Bisnis.com, BANDUNG - Otoritas Jasa Keuangan sebagai regulator lembaga keuangan di Indonesia mencanangkan jumlah tenaga aktuaria sebanyak 1.000 aktuaris dalam beberapa waktu mendatang. Namun, apakah 1.000 aktuaris itu cukup? Berapa sebenarnya kebutuhan aktuaris di Indonesia?
Ketua Persatuan Aktuaris Indonesia (PAI) Budi Tampubolon menuturkan tidak ada angka yang cukup untuk kebutuhan aktuaris di dalam negeri yang saat ini tercatat hanya ada 178 aktuaris.
Sebagai gambarannya, dia menerangkan di beberapa negara, seperti di Amerika dan Jepang serta di negara-negara lain, jumlah aktuaris masih dirasakan kurang meski jumlahnya telah berkali lipat dibandingkan dengan Indonesia.
“Inggris menghasilkan 13.000-14.000 aktuaris, mereka sendiri masih kekurangan. Di Tiongkok ada 500 aktuaris yang bekerja di sana, dalam jangka waktu tertentu ditargetkan 5.000 aktuaris,” urainya kepada Bisnis.com seperti dikutip, Minggu (31/8/2014).
Dia menilai dengan keberadaan tenaga aktuaria yang aktif di Indonesia hanya sebanyak 178 aktuaris, target yang dicanangkan regulator belum cukup memenuhi kebutuhan. “Kalau cuma 1.000 rasanya masih terlalu sedikit.”

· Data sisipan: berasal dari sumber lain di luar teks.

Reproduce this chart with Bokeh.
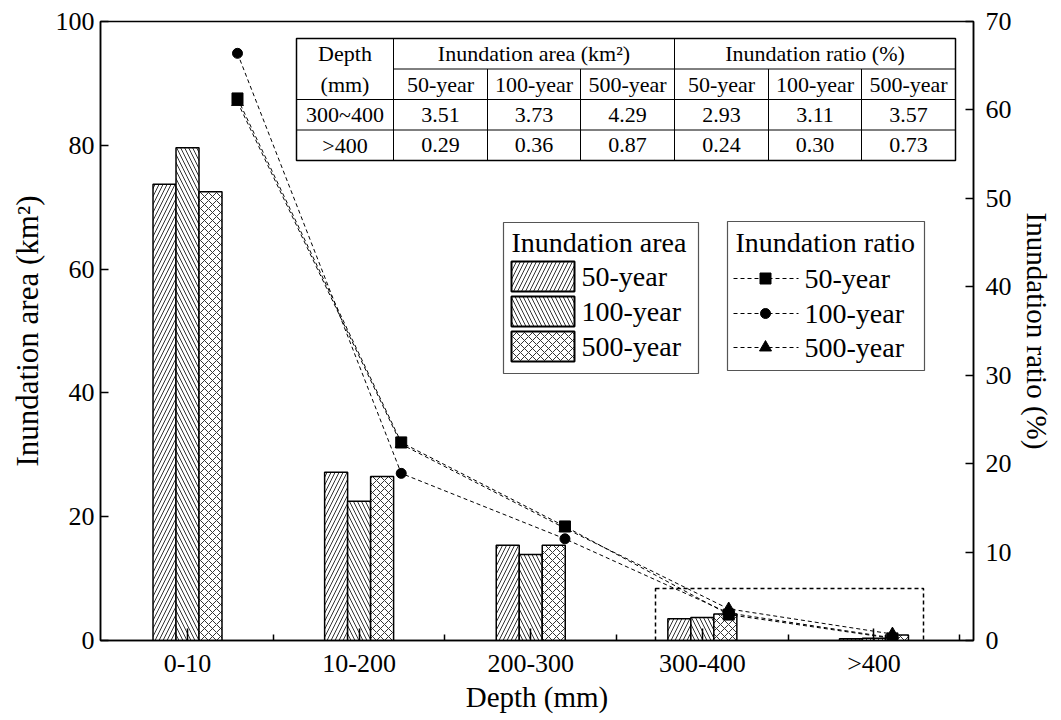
from bokeh.plotting import figure
from bokeh.models import Range1d, LinearAxis, FixedTicker, BoxAnnotation, ColumnDataSource
from bokeh.embed import file_html
from bokeh.resources import INLINE
from bokeh.core.properties import value

# ---------------- data ----------------
categories = ["0-10", "10-200", "200-300", "300-400", ">400"]
series_names = ["50-year", "100-year", "500-year"]
area_50 = [73.7, 27.2, 15.4, 3.51, 0.29]
area_100 = [79.6, 22.5, 13.9, 3.73, 0.36]
area_500 = [72.5, 26.5, 15.4, 4.29, 0.87]
ratio_50 = [61.3, 22.4, 12.9, 2.93, 0.24]
ratio_100 = [66.4, 18.9, 11.5, 3.11, 0.30]
ratio_500 = [60.9, 22.2, 12.7, 3.57, 0.73]
left_ticks = [0, 20, 40, 60, 80, 100]
right_ticks = [0, 10, 20, 30, 40, 50, 60, 70]
table_rows_idx = [3, 4]
table_row_labels = ["300~400", ">400"]

FONT = "Liberation Serif"
FW, FH = 873, 619

p = figure(frame_width=FW, frame_height=FH,
           x_range=Range1d(0.493, 5.58), y_range=Range1d(0, 100),
           output_backend="svg", toolbar_location=None,
           min_border_left=100, min_border_right=72, min_border_top=21, min_border_bottom=64)
p.extra_y_ranges = {"ratio": Range1d(0, 70), "py": Range1d(FH, 0)}
p.extra_x_ranges = {"lx": Range1d(0.1634, 5.495), "px": Range1d(0, FW)}
p.grid.visible = False
p.outline_line_color = "black"
p.outline_line_width = 1.5
p.background_fill_color = "white"
p.border_fill_color = "white"

def style_axis(ax):
    ax.axis_line_width = 1.5
    ax.axis_line_color = "black"
    ax.major_tick_line_width = 1.5
    ax.minor_tick_line_width = 1.5
    ax.major_tick_out = 0
    ax.minor_tick_out = 0
    ax.major_label_text_font = FONT
    ax.major_label_text_font_size = "26px"
    ax.major_label_text_color = "black"
    ax.axis_label_text_font = FONT
    ax.axis_label_text_font_size = "29px"
    ax.axis_label_text_font_style = "normal"
    ax.axis_label_text_color = "black"

xa = p.xaxis[0]
style_axis(xa)
xa.ticker = FixedTicker(ticks=[i + 1 for i in range(len(categories))],
                        minor_ticks=[i + 1.5 for i in range(len(categories))])
xa.major_label_overrides = {i + 1: c for i, c in enumerate(categories)}
xa.major_tick_in = 12
xa.minor_tick_in = 6
xa.major_label_standoff = 8
xa.axis_label = "Depth (mm)"
xa.axis_label_standoff = 0

ya = p.yaxis[0]
style_axis(ya)
ya.ticker = FixedTicker(ticks=left_ticks)
ya.major_tick_in = 8
ya.minor_tick_line_color = None
ya.major_label_standoff = 6
ya.axis_label = "Inundation area (km²)"
ya.axis_label_standoff = 8
ya.axis_label_text_font_size = "31px"

ra = LinearAxis(y_range_name="ratio", ticker=FixedTicker(ticks=right_ticks))
style_axis(ra)
ra.major_tick_in = 8
ra.minor_tick_line_color = None
ra.major_label_standoff = 12
ra.axis_label = "Inundation ratio (%)"
ra.axis_label_standoff = 6
ra.axis_label_text_font_size = "29px"
p.add_layout(ra, "right")

# ---------------- bars ----------------
BW = 0.134
hatches = ["/", "\\", "x"]
areas = [area_50, area_100, area_500]
offsets = [-BW, 0.0, BW]
for vals, off, h in zip(areas, offsets, hatches):
    src = ColumnDataSource(dict(x=[i + 1 + off for i in range(len(vals))], top=vals))
    p.vbar(x="x", top="top", bottom=0, width=BW, source=src,
           fill_color="white", line_color="black", line_width=1.5,
           hatch_pattern=h, hatch_color="#333333", hatch_scale=8, hatch_weight=1)

# ---------------- ratio lines ----------------
ratios = [ratio_50, ratio_100, ratio_500]
markers = ["square", "circle", "triangle"]
msizes = [11, 10, 12]
for vals, m, s in zip(ratios, markers, msizes):
    xs = [i + 1 for i in range(len(vals))]
    p.line(xs, vals, x_range_name="lx", y_range_name="ratio",
           line_color="black", line_width=1, line_dash="4 3")
    p.scatter(xs, vals, marker=m, size=s, x_range_name="lx", y_range_name="ratio",
              fill_color="black", line_color="black")

# ---------------- helper for frame-pixel drawing ----------------
def ptext(xs, ys, texts, size, align="center"):
    p.text(x=xs, y=ys, text=texts, x_range_name="px", y_range_name="py",
           text_font=value(FONT), text_font_size=size, text_align=align,
           text_baseline="middle", text_color="black")

# ---------------- table ----------------
col_edges = [196, 293, 387, 480, 574, 668, 761, 855]
row_edges = [17, 47.5, 78, 108.5, 139]
p.quad(left=[col_edges[0]], right=[col_edges[-1]], top=[row_edges[0]], bottom=[row_edges[-1]],
       x_range_name="px", y_range_name="py", fill_color="white",
       line_color="black", line_width=1.5)
sx0, sx1, sy0, sy1 = [], [], [], []
for c in [col_edges[1], col_edges[4]]:
    sx0.append(c); sx1.append(c); sy0.append(row_edges[0]); sy1.append(row_edges[-1])
for c in [col_edges[2], col_edges[3], col_edges[5], col_edges[6]]:
    sx0.append(c); sx1.append(c); sy0.append(row_edges[1]); sy1.append(row_edges[-1])
sx0.append(col_edges[1]); sx1.append(col_edges[-1]); sy0.append(row_edges[1]); sy1.append(row_edges[1])
for r in row_edges[2:4]:
    sx0.append(col_edges[0]); sx1.append(col_edges[-1]); sy0.append(r); sy1.append(r)
p.segment(x0=sx0, y0=sy0, x1=sx1, y1=sy1, x_range_name="px", y_range_name="py",
          line_color="black", line_width=1)

cc = [(col_edges[i] + col_edges[i + 1]) / 2 for i in range(len(col_edges) - 1)]
rc = [(row_edges[i] + row_edges[i + 1]) / 2 for i in range(len(row_edges) - 1)]
ptext([cc[0], (col_edges[1] + col_edges[4]) / 2, (col_edges[4] + col_edges[7]) / 2],
      [rc[0]] * 3, ["Depth", "Inundation area (km²)", "Inundation ratio (%)"], "22px")
ptext(cc, [rc[1]] * 7, ["(mm)"] + series_names + series_names, "22px")
for k, (ri, lab) in enumerate(zip(table_rows_idx, table_row_labels)):
    vals = [lab] + [f"{a[ri]:.2f}" for a in areas] + [f"{r[ri]:.2f}" for r in ratios]
    ptext(cc, [rc[2 + k]] * 7, vals, "22px")

# ---------------- legends (drawn) ----------------
# area legend
p.quad(left=[403], right=[598], top=[201], bottom=[352], x_range_name="px", y_range_name="py",
       fill_color="white", line_color="#555555", line_width=1.2)
ptext([411], [221], ["Inundation area"], "28px", align="left")
ly = [255, 290, 325]
for yc, h in zip(ly, hatches):
    p.quad(left=[411], right=[474], top=[yc - 15], bottom=[yc + 15], x_range_name="px", y_range_name="py",
           fill_color="white", line_color="black", line_width=2,
           hatch_pattern=h, hatch_color="#333333", hatch_scale=8, hatch_weight=1)
ptext([481] * 3, ly, series_names, "28px", align="left")

# ratio legend
p.quad(left=[627], right=[824], top=[200], bottom=[349], x_range_name="px", y_range_name="py",
       fill_color="white", line_color="#555555", line_width=1.2)
ptext([635], [221], ["Inundation ratio"], "28px", align="left")
ry = [257, 292, 326]
p.segment(x0=[633] * 3, y0=ry, x1=[698] * 3, y1=ry, x_range_name="px", y_range_name="py",
          line_color="black", line_width=1, line_dash="4 3")
for yc, m, s in zip(ry, markers, msizes):
    p.scatter([665], [yc], marker=m, size=s, x_range_name="px", y_range_name="py",
              fill_color="black", line_color="black")
ptext([704] * 3, ry, series_names, "28px", align="left")

# ---------------- dashed highlight box ----------------
box = BoxAnnotation(left=555, right=823, top=567, bottom=626, x_range_name="px", y_range_name="py",
                    fill_alpha=0, line_color="black", line_alpha=1.0, line_width=1.5, line_dash="4 3")
p.add_layout(box)

open("out.html", "w").write(file_html(p, INLINE))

Dia mengasumsikan satu perusahaan jiwa misalnya membutuhkan sebanyak 10 aktuaris, dengan sekitar 50 perusahaan asuransi jiwa, setidak-tidaknya dibutuhkan 500 aktuaris dan itu belum termasuk lembaga keuangan non-bank lainnya.
“Asuransi umum ada lebih dari 80 perusahaan, belum konsultan aktuaris, BPJS, belum yang lain-lain. Apalagi bagi pelaku industri asuransi sesuai ketentuan regulator, wajib memiliki aktuaris,” ungkapnya.
Walau demikian, dia menilai target 1.000 aktuaris merupakan tantangan berat dengan kondisi profesi ini belum terlalu populer, terlebih belum seluruh pihak mendukung upaya sosialisasi dan pendidikan program S1 Aktuaria belum ada di Indonesia.
“D3-nya ada, S2-nya ada tapi hanya di UI dan ITB. D3-nya mungkin hanya ada 2-3 tempat. Ini menunjukkan suplai S2 dan D3-nya sedikit. Nah, S1-nya di tengah-tengah tidak ada,” sebutnya.